Shipchandler moved to chief executive when founder Jeff Lawson quit in the wake of threatened pressure from a couple of activist investors. Before joining the company six years ago, Shipchandler was a long standing GE executive working with former boss and now Twilio director Jeff Immelt.

In an interview with The Weekend Australian he says he has installed more financial discipline into the company he describes as a “market communi­cations platform”.

Australian customers include Macquarie, Westpac, ANZ, Fisher & Paykel and Domino’s Pizza.
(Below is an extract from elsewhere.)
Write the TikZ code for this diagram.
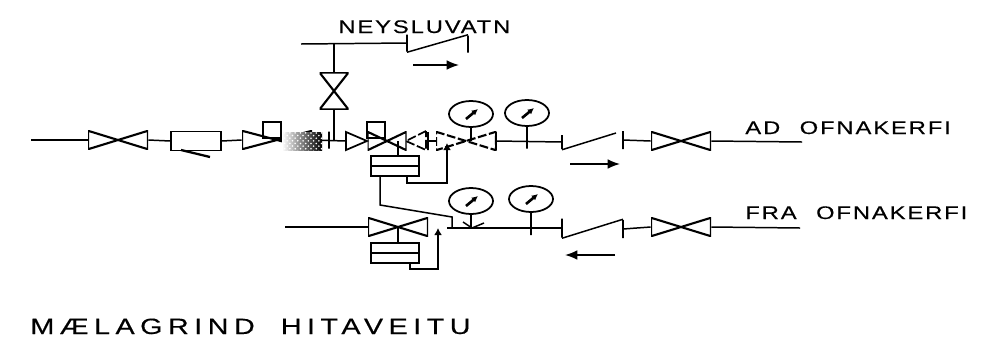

The company boasts 300,000 customers around the world but says its success is based on “super personalised experience – you feel like you are the supplier’s only customer”. This helps build consumer loyalty and the more engaged customer will spend more.

Shipchandler said he was bullish on the Australian operations noting the household names he ­already serves. “Together with our global market technology leadership we have real opportunities ahead,” he said.

He describes AI as “the most incredibly exciting and disruptive change since mobility in 2007”, adding “AI will create jobs”.

$3.5bn’s a nice urn

As flagged here earlier this month, Kiwi dairy giant Fonterra has fired the starting gun for the potential $3.5bn Australian and consumer goods divisions sale, naming Jarden and JP Morgan as its advisers.